More Warrior Creek Ruminations

Checking my hair before taking it to the podium...


I've never looked even marginally appropriate on a podium. I've often thought about doing a post on the different images out there on the interweb which show my pathetic podium form, but they all pretty much look like this:

I tend to spend my time up there fidgeting and thinking about getting off as soon as possible. If you stay up there too long someone might try to grab your beer.

"Hands off my bock there tough guy."

Getting down from the podium is just about as humiliating as standing on it. Here I attempt to get down from my high perch without doubling over in pain or falling to my untimely death:

At the 2001 24 Hours of Tahoe I looked annoyed standing in the third position as Rishi Grewal (who gave me the cold shoulder on the course) sprayed me with champagne. When I was handed my plaque for second place at the 2000 24 Hours of Conyers I was too busy staring at my plaque that I assumed would have been accompanied by some schwag or maybe a check (since I paid $250 to enter it). There are a few photos out there from last year's Shenandoah 100 and the Fool's Gold 100 where I am cowering beneath the frenetic fury that is Gunnar standing at the top of his SS world wielding his wizard's staff (he's quite loud for a very, very old man). Maybe this image of me standing on top of the 2006 Cohutta 100 SS podium might be as good as it gets (at least for me):

Blurry and out of focus photos hides my awkward stance and sheepish expressions well.

Back when I won the 2006 24 Hour Solo Single Speed World Championships I ended up blowing the podium off since I had a long drive ahead and a shit ton of things to do around the house when I got back. I'd like to think that I made the right decision, and if history tells us anything it's that I don't look very good when elevated on a platform. Besides, it seemed like the single speedy thing to do at the time.
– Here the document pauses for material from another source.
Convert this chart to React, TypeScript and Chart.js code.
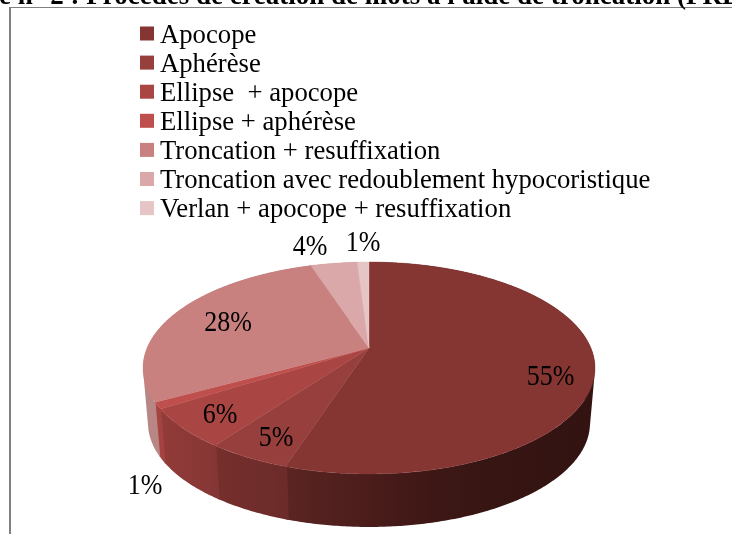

Here as I stand on the third level of my own personal hell as I express my horror while Dan Jansen carelessly wastes perfectly good alcohol to celebrate his first place overall in the 2006 NUE Series:


We ran outta beer that night, and I will never forgive Dan for the atrocities I witnessed so long ago... I mean seriously, I brought an empty cup to the podium hoping for some sharesies...

Don't get me wrong. Winning is cool and all, but everything that comes afterward is beyond my comprehension. Conan knew what was going on. When asked about the best things in life he said "To crush your enemies, see them driven before you, and to hear the lamentations of their women".

See how happy he is? Living life to it's fullest, and killing just to practice for more killing later.

Here's what happens when the killing time is over:

It's all podiums, alcohol, crowns, orgies, and watching Steve McQueen movies on your plasma screen TV from your throne waiting for death to cure you of your boredom.

More about the NOO MOOTS and the course at Warrior Creek tomorrow.

4 comments:

Big Bikes said...

Oh God...

the morning I decide to set foot into the very-Dicky-Realm of Photoshop- montagery, I happen to use an image of Arnold (part of one at least). This was 100% coincidental. Although, who could blame me for wanting to be you.

phureeous said...

I think your awkward stance on the podium can be attributed to the fact that you have a floor pump sticking up your ass.

Anonymous said...

The look you were giving Rishi is classic! Perhaps because you tried to make a deal with him to not make the last laps a race or something. He only wanted to crush all the little people. What a dick...haha

Shon

Will B said...

Good job this weekend!
You going to the Grind on the Greenway? Mellie and I hope to make it, have you ridden there before? Trying to figure out a gear for Mellie's bike. She was grinding a bit at Warrior.